Aaron Sorkin responded to a commenter on the blog of Ken Levine who basically blamed Sorkin for the groupie-esque portrayal of women in the film - as if that was Sorkin rather than his take on what he saw in the origins of Facebook.
Facebook was born during a night of incredibly misogyny. The idea of comparing women to farm animals, and then to each other, based on their looks and then publicly ranking them. It was a revenge stunt, aimed first at the woman who'd most recently broke his heart (who should get some kind of medal for not breaking his head) and then at the entire female population of Harvard.

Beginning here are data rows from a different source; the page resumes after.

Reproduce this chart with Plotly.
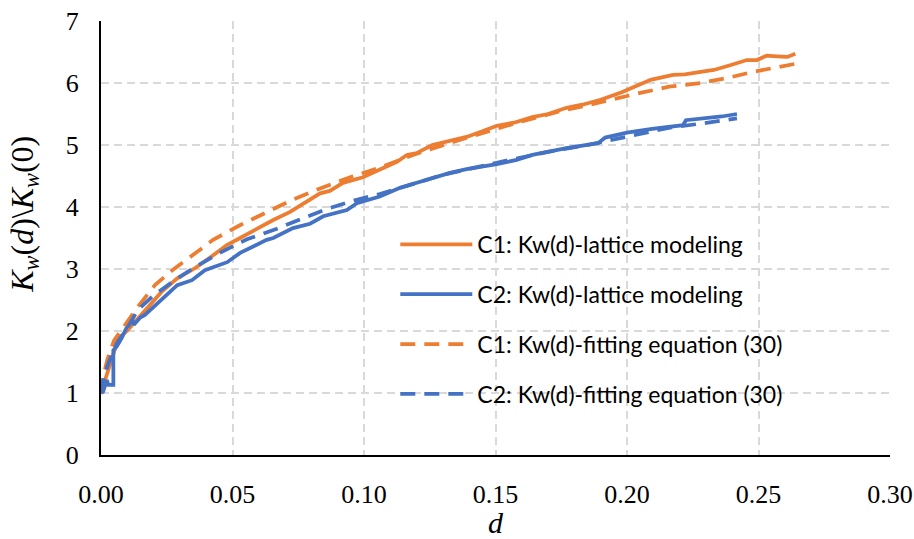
import plotly.graph_objects as go

# ---- data ----
c1_lat_d = [0, 0.0015, 0.0034, 0.0053, 0.0065, 0.0103, 0.016, 0.023, 0.029, 0.036, 0.042, 0.048,
            0.0529, 0.0605, 0.0655, 0.0719, 0.0783, 0.0833, 0.087, 0.092, 0.0996, 0.107, 0.1125,
            0.1163, 0.12, 0.126, 0.132, 0.139, 0.145, 0.1505, 0.157, 0.164, 0.170, 0.177, 0.183,
            0.19, 0.198, 0.204, 0.209, 0.2175, 0.222, 0.228, 0.233, 0.2395, 0.2456, 0.2494, 0.253,
            0.257, 0.261, 0.264]
c1_lat_k = [1.0, 1.2, 1.48, 1.72, 1.87, 2.02, 2.3, 2.63, 2.85, 3.02, 3.2, 3.39,
            3.5, 3.68, 3.79, 3.92, 4.08, 4.22, 4.26, 4.39, 4.48, 4.63, 4.73,
            4.84, 4.87, 5.0, 5.06, 5.13, 5.22, 5.31, 5.36, 5.45, 5.5, 5.6, 5.65,
            5.73, 5.85, 5.96, 6.05, 6.13, 6.14, 6.18, 6.21, 6.29, 6.37, 6.37, 6.44,
            6.43, 6.42, 6.47]

c2_lat_d = [0, 0.0008, 0.0022, 0.0028, 0.0047, 0.0047, 0.006, 0.0079, 0.010, 0.0118, 0.0125,
            0.015, 0.0167, 0.023, 0.029, 0.0346, 0.0395, 0.048, 0.0529, 0.063, 0.0655, 0.073,
            0.0795, 0.0845, 0.0935, 0.0973, 0.106, 0.1137, 0.12, 0.126, 0.1327, 0.139, 0.1505,
            0.158, 0.164, 0.177, 0.189, 0.1917, 0.2, 0.2095, 0.2213, 0.2224, 0.23, 0.236, 0.2418]
c2_lat_k = [1.0, 1.02, 1.21, 1.13, 1.13, 1.69, 1.75, 1.89, 2.08, 2.2, 2.1,
            2.22, 2.26, 2.5, 2.74, 2.82, 2.98, 3.11, 3.26, 3.47, 3.5, 3.66,
            3.73, 3.85, 3.95, 4.06, 4.17, 4.31, 4.39, 4.47, 4.55, 4.61, 4.69,
            4.76, 4.84, 4.95, 5.03, 5.12, 5.2, 5.26, 5.32, 5.4, 5.43, 5.46, 5.5]

c1_fit_d = [0, 0.001, 0.0025, 0.005, 0.0075, 0.01, 0.014, 0.0205, 0.028, 0.0357, 0.0426, 0.053,
            0.063, 0.073, 0.0833, 0.0947, 0.105, 0.12, 0.14, 0.16, 0.175, 0.186, 0.205, 0.216,
            0.228, 0.238, 0.248, 0.261, 0.264]
c1_fit_k = [1.0, 1.3, 1.55, 1.85, 2.0, 2.15, 2.39, 2.74, 3.01, 3.25, 3.47, 3.71,
            3.92, 4.12, 4.3, 4.48, 4.62, 4.86, 5.13, 5.38, 5.55, 5.65, 5.84, 5.94,
            6.0, 6.08, 6.18, 6.29, 6.31]

c2_fit_d = [0, 0.001, 0.003, 0.006, 0.0103, 0.014, 0.0194, 0.027, 0.0357, 0.0452, 0.0555, 0.0669,
            0.0757, 0.086, 0.0958, 0.106, 0.1163, 0.13, 0.15, 0.17, 0.185, 0.1985, 0.2163, 0.229,
            0.2418]
c2_fit_k = [1.0, 1.25, 1.5, 1.8, 2.07, 2.34, 2.55, 2.79, 3.03, 3.26, 3.48, 3.65,
            3.8, 3.97, 4.1, 4.21, 4.34, 4.52, 4.71, 4.89, 5.0, 5.12, 5.28, 5.35,
            5.43]

x_ticks = [0, 0.05, 0.10, 0.15, 0.20, 0.25, 0.30]
x_tick_labels = ["0.00", "0.05", "0.10", "0.15", "0.20", "0.25", "0.30"]
y_ticks = [0, 1, 2, 3, 4, 5, 6, 7]

names = ["C1: Kw(d)-lattice modeling", "C2: Kw(d)-lattice modeling",
         "C1: Kw(d)-fitting equation (30)", "C2: Kw(d)-fitting equation (30)"]
y_title = "<i>K</i><sub><i>w</i></sub>(<i>d</i>)\\<i>K</i><sub><i>w</i></sub>(0)"

ORANGE = "#ED7D31"
BLUE = "#4472C4"
DASH = "15px,9px"

fig = go.Figure()
series = [
    (c1_lat_d, c1_lat_k, ORANGE, "solid"),
    (c2_lat_d, c2_lat_k, BLUE, "solid"),
    (c1_fit_d, c1_fit_k, ORANGE, DASH),
    (c2_fit_d, c2_fit_k, BLUE, DASH),
]
for i, (xs, ys, col, dash) in enumerate(series):
    fig.add_trace(go.Scatter(
        x=xs, y=ys, mode="lines", name=names[i], legendgroup=f"g{i}",
        line=dict(color=col, width=3.75, dash=dash, shape="linear"),
    ))

fig.update_layout(
    width=914, height=539,
    margin=dict(l=101, r=24, t=21, b=84),
    paper_bgcolor="white", plot_bgcolor="white",
    showlegend=True,
    legend=dict(
        x=0.373, y=0.535, xanchor="left", yanchor="top",
        font=dict(family="Lato", size=23, color="#000000"),
        bgcolor="rgba(0,0,0,0)",
        tracegroupgap=17, itemwidth=72, traceorder="grouped",
    ),
    xaxis=dict(
        range=[0, 0.30], tickvals=x_ticks, ticktext=x_tick_labels, automargin=False,
        showgrid=True, gridcolor="#d9d9d9", gridwidth=2, griddash="8px,5px",
        showline=True, linecolor="black", linewidth=2, zeroline=False,
        ticks="outside", ticklen=15, tickcolor="rgba(0,0,0,0)",
        tickfont=dict(family="Liberation Serif", size=26, color="black"),
        title=dict(text="<i>d</i>", font=dict(family="Liberation Serif", size=30, color="black"),
                   standoff=12),
    ),
    yaxis=dict(
        range=[0, 7], tickvals=y_ticks, automargin=False,
        showgrid=True, gridcolor="#d9d9d9", gridwidth=2, griddash="8px,5px",
        showline=True, linecolor="black", linewidth=2, zeroline=False,
        ticks="outside", ticklen=15, tickcolor="rgba(0,0,0,0)",
        tickfont=dict(family="Liberation Serif", size=26, color="black"),
    ),
    annotations=[dict(
        text=y_title, textangle=-90, xref="paper", yref="paper",
        x=-0.098, y=0.555, xanchor="center", yanchor="middle", showarrow=False,
        font=dict(family="Liberation Serif", size=32, color="black"),
    )],
)

fig.write_html("out.html")
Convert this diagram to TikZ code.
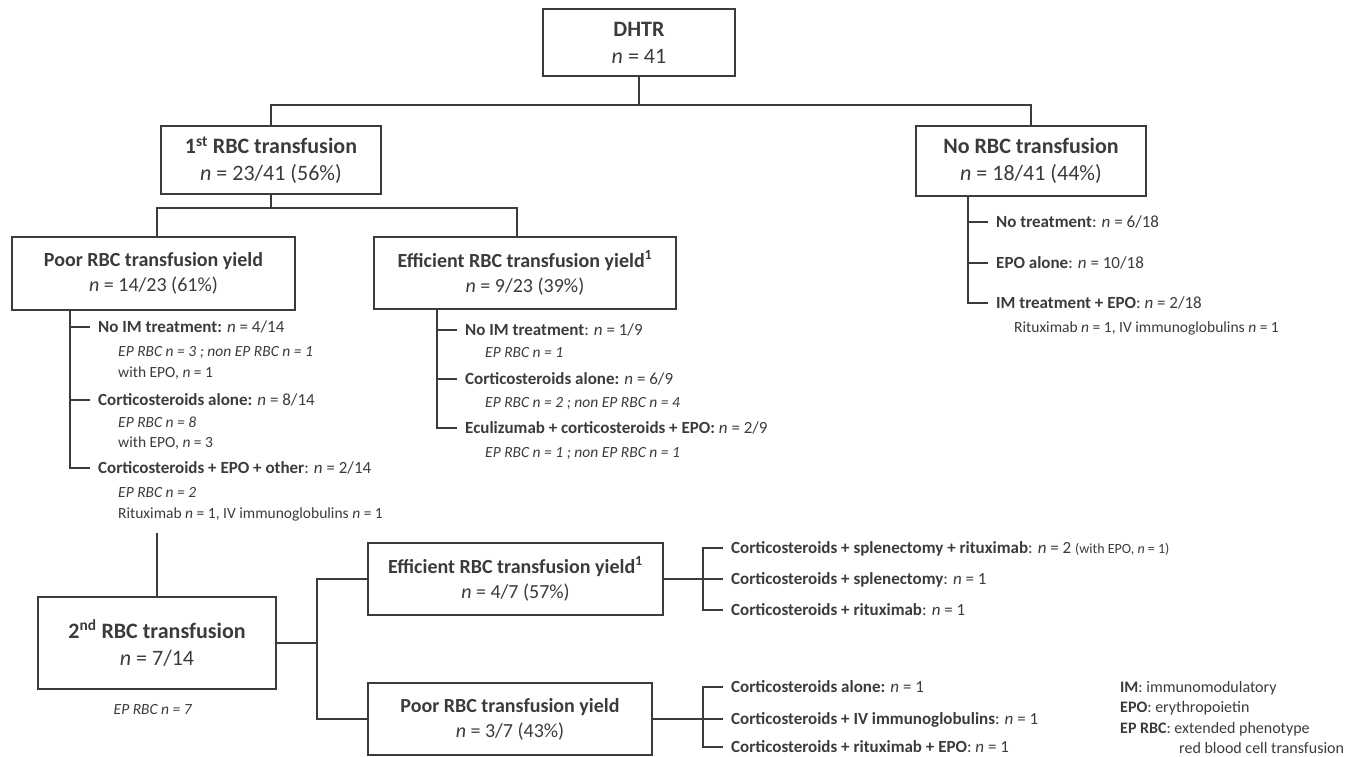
\documentclass[tikz,border=0pt]{standalone}
\usepackage{fontspec}
\setmainfont{Carlito}
\usetikzlibrary{calc}
\definecolor{ink}{HTML}{3B3B3B}
\tikzset{
  box/.style={draw=ink, line width=1.8pt, align=center, inner sep=0pt, text=ink},
  bigbox/.style={box, font=\fontsize{22}{27}\selectfont},
  midbox/.style={box, font=\fontsize{20}{25}\selectfont},
  item/.style={anchor=west, inner xsep=8pt, inner ysep=0pt, text height=11pt, text depth=0pt, text=ink, font=\fontsize{17}{20}\selectfont},
  sub/.style={anchor=west, inner sep=0pt, text height=10pt, text depth=0pt, text=ink, font=\fontsize{15.5}{18}\selectfont},
  link/.style={draw=ink, line width=1.8pt},
}
\begin{document}
\begin{tikzpicture}[x=1pt,y=-1pt]
\useasboundingbox (0,0) rectangle (1369,757);
% boxes
\node[bigbox, minimum width=192, minimum height=67] (dhtr) at (639,42.5) {\textbf{DHTR}\\\textit{n} = 41};
\node[bigbox, minimum width=220, minimum height=68] (rbc1) at (271,160) {\textbf{1\textsuperscript{st} RBC transfusion}\\\textit{n} = 23/41 (56\%)};
\node[bigbox, minimum width=230, minimum height=70] (norbc) at (1031,161) {\textbf{No RBC transfusion}\\\textit{n} = 18/41 (44\%)};
\node[midbox, minimum width=283, minimum height=73] (poor1) at (153.5,273.5) {\textbf{Poor RBC transfusion yield}\\\textit{n} = 14/23 (61\%)};
\node[midbox, minimum width=302, minimum height=72] (eff1) at (525,273) {\textbf{Efficient RBC transfusion yield\textsuperscript{1}}\\\textit{n} = 9/23 (39\%)};
\node[bigbox, minimum width=238, minimum height=92] (rbc2) at (157,643) {\textbf{2\textsuperscript{nd} RBC transfusion}\\\textit{n} = 7/14};
\node[midbox, minimum width=295, minimum height=72] (eff2) at (515.5,579) {\textbf{Efficient RBC transfusion yield\textsuperscript{1}}\\\textit{n} = 4/7 (57\%)};
\node[midbox, minimum width=284, minimum height=72] (poor2) at (510,719) {\textbf{Poor RBC transfusion yield}\\\textit{n} = 3/7 (43\%)};
% top tree
\coordinate (j1) at (639,105);
\draw[link] (dhtr.south) -- (j1);
\draw[link] (rbc1.north) |- (j1) -| (norbc.north);
\coordinate (j2) at (271,208);
\draw[link] (rbc1.south) -- (j2);
\draw[link] ($(poor1.north)+(3.5,0)$) |- (j2) -| ($(eff1.north)+(-8,0)$);
% poor yield, first transfusion
\coordinate (pv) at (70,0);
\node[item] (pi1) at (90,327) {\textbf{No IM treatment:} \textit{n} = 4/14};
\node[sub] (pi1a) at (118,351) {\textit{EP RBC n = 3 ; non EP RBC n = 1}};
\node[sub] (pi1b) at (118,372) {with EPO, \textit{n} = 1};
\node[item] (pi2) at (90,400) {\textbf{Corticosteroids alone:} \textit{n} = 8/14};
\node[sub] (pi2a) at (118,422) {\textit{EP RBC n = 8}};
\node[sub] (pi2b) at (118,442) {with EPO, \textit{n} = 3};
\node[item] (pi3) at (90,468) {\textbf{Corticosteroids + EPO + other}: \textit{n} = 2/14};
\node[sub] (pi3a) at (118,492) {\textit{EP RBC n = 2}};
\node[sub] (pi3b) at (118,513) {Rituximab \textit{n} = 1, IV immunoglobulins \textit{n} = 1};
\draw[link] (poor1.south -| pv) |- (pi3.west);
\draw[link] (pi1.west -| pv) -- (pi1.west);
\draw[link] (pi2.west -| pv) -- (pi2.west);
% efficient yield, first transfusion
\coordinate (ev) at (437,0);
\node[item] (ei1) at (457,330) {\textbf{No IM treatment}: \textit{n} = 1/9};
\node[sub] (ei1a) at (485,352) {\textit{EP RBC n = 1}};
\node[item] (ei2) at (457,379) {\textbf{Corticosteroids alone:} \textit{n} = 6/9};
\node[sub] (ei2a) at (485,402) {\textit{EP RBC n = 2 ; non EP RBC n = 4}};
\node[item] (ei3) at (457,428) {\textbf{Eculizumab + corticosteroids + EPO:} \textit{n} = 2/9};
\node[sub] (ei3a) at (485,452) {\textit{EP RBC n = 1 ; non EP RBC n = 1}};
\draw[link] (eff1.south -| ev) |- (ei3.west);
\draw[link] (ei1.west -| ev) -- (ei1.west);
\draw[link] (ei2.west -| ev) -- (ei2.west);
% no transfusion
\coordinate (nv) at (968,0);
\node[item] (ni1) at (988,222) {\textbf{No treatment}: \textit{n} = 6/18};
\node[item] (ni2) at (988,263) {\textbf{EPO alone}: \textit{n} = 10/18};
\node[item] (ni3) at (988,303) {\textbf{IM treatment + EPO}: \textit{n} = 2/18};
\node[sub] (ni3a) at (1014,327) {Rituximab \textit{n} = 1, IV immunoglobulins \textit{n} = 1};
\draw[link] (norbc.south -| nv) |- (ni3.west);
\draw[link] (ni1.west -| nv) -- (ni1.west);
\draw[link] (ni2.west -| nv) -- (ni2.west);
% second transfusion
\node[sub, anchor=center] (rbc2a) at (153,709) {\textit{EP RBC n = 7}};
\coordinate (j4) at (157,533);
\draw[link] (j4) -- (rbc2.north);
\coordinate (j3) at (317,643);
\draw[link] (rbc2.east) -- (j3);
\draw[link] (eff2.west) -| (j3) |- (poor2.west);
\coordinate (bx) at (703,0);
\node[item] (a1) at (723,548) {\textbf{Corticosteroids + splenectomy + rituximab}: \textit{n} = 2 {\fontsize{14}{16}\selectfont (with EPO, \textit{n} = 1)}};
\node[item] (a2) at (723,579) {\textbf{Corticosteroids + splenectomy}: \textit{n} = 1};
\node[item] (a3) at (723,610) {\textbf{Corticosteroids + rituximab}: \textit{n} = 1};
\draw[link] (eff2.east) -- (a2.west);
\draw[link] (a1.west) -| (a3.west -| bx) -- (a3.west);
\node[item] (b1) at (723,687) {\textbf{Corticosteroids alone:} \textit{n} = 1};
\node[item] (b2) at (723,719) {\textbf{Corticosteroids + IV immunoglobulins}: \textit{n} = 1};
\node[item] (b3) at (723,747) {\textbf{Corticosteroids + rituximab + EPO}: \textit{n} = 1};
\draw[link] (poor2.east) -- (b2.west);
\draw[link] (b1.west) -| (b3.west -| bx) -- (b3.west);
% legend
\node[sub, font=\fontsize{16}{19}\selectfont] (lg1) at (1120,687) {\textbf{IM}: immunomodulatory};
\node[sub, font=\fontsize{16}{19}\selectfont] (lg2) at (1120,707) {\textbf{EPO}: erythropoietin};
\node[sub, font=\fontsize{16}{19}\selectfont] (lg3) at (1120,728) {\textbf{EP RBC}: extended phenotype};
\node[sub, font=\fontsize{16}{19}\selectfont] (lg4) at (1179,748) {red blood cell transfusion};
\end{tikzpicture}
\end{document}
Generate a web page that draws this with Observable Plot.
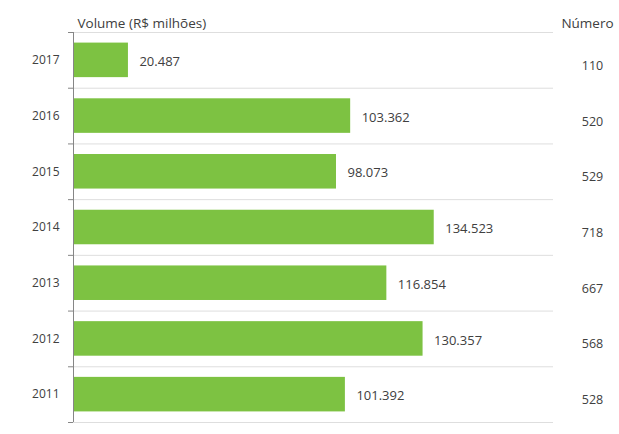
<!DOCTYPE html>
<html>
<head>
<meta charset="utf-8">
<script src="https://cdn.jsdelivr.net/npm/d3@7"></script>
<script src="https://cdn.jsdelivr.net/npm/@observablehq/plot@0.6"></script>
<style>
  html, body { margin: 0; padding: 0; background: #fff; }
</style>
</head>
<body>
<div id="chart"></div>
<script>
const years = [2017, 2016, 2015, 2014, 2013, 2012, 2011];
const volumes = [20487, 103362, 98073, 134523, 116854, 130357, 101392];
const counts = [110, 520, 529, 718, 667, 568, 528];
const headerVolume = "Volume (R$ milhões)";
const headerCount = "Número";

const data = years.map((y, i) => ({year: y, volume: volumes[i], count: counts[i]}));
const boundaries = d3.range(2010.5, 2018, 1);
const ptBR = d3.formatLocale({decimal: ",", thousands: ".", grouping: [3], currency: ["R$", ""]});
const fmt = ptBR.format(",d");
const textColor = "#404040";

const chart = Plot.plot({
  width: 619,
  height: 434,
  marginLeft: 73,
  marginRight: 66,
  marginTop: 32,
  marginBottom: 12,
  x: {domain: [0, 179000], axis: null},
  y: {domain: [2010.5, 2017.5], axis: null},
  style: {fontFamily: "'Open Sans', sans-serif", fontSize: "12px", color: textColor, background: "white"},
  marks: [
    Plot.ruleY(boundaries, {stroke: "#dedede", strokeWidth: 1}),
    Plot.rectX(data, {y1: d => d.year - 0.31, y2: d => d.year + 0.31, x1: 0, x2: "volume", fill: "#7dc242"}),
    Plot.text(data, {x: "volume", y: "year", text: d => fmt(d.volume), textAnchor: "start", dx: 11, dy: 1.5, fontSize: 13, fill: textColor}),
    Plot.text(data, {y: "year", frameAnchor: "right", dx: 39, dy: 5.5, text: d => String(d.count), textAnchor: "middle", fontSize: 12.5, fill: textColor}),
    Plot.ruleX([0], {y1: 2010.5, y2: 2017.5, stroke: "#868686"}),
    Plot.axisY(boundaries, {anchor: "left", tickSize: 5, tickFormat: () => "", stroke: "#868686", label: null}),
    Plot.axisY(years, {anchor: "left", tickSize: 0, tickPadding: 14, tickFormat: d => String(d), fill: textColor, label: null}),
    Plot.text([headerVolume], {frameAnchor: "top-left", dx: 4, dy: -14, textAnchor: "start", fontSize: 13.5, fill: textColor}),
    Plot.text([headerCount], {frameAnchor: "top-right", dx: 34, dy: -14, textAnchor: "middle", fontSize: 13.5, fill: textColor})
  ]
});
document.getElementById("chart").appendChild(chart);
</script>
</body>
</html>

More generally, I was writing about a very angry and deeply misogynistic group of people. These aren't the cuddly nerds we made movies about in the 80's. They're very angry that the cheerleader still wants to go out with the quarterback instead of the men (boys) who are running the universe right now. The women they surround themselves with aren't women who challenge them (and frankly, no woman who could challenge them would be interested in being anywhere near them.)
Read the rest but he makes terrific points and essentially defuses the reactionaries who think his portrayal of the Facebook creators is his personal belief about the fairer sex.   

Is it Zuckerberg's belief today?  Unlikely.   He was a young guy in college and expressed sentiments young men in college sometimes do.   But the public (and permanent, thanks to the Internet) beliefs of a famous college student will haunt him a lot more than a nameless quarterback who makes such statements in private.

And let's not deceive ourselves into thinking the women who spend time with those men don't have choices either.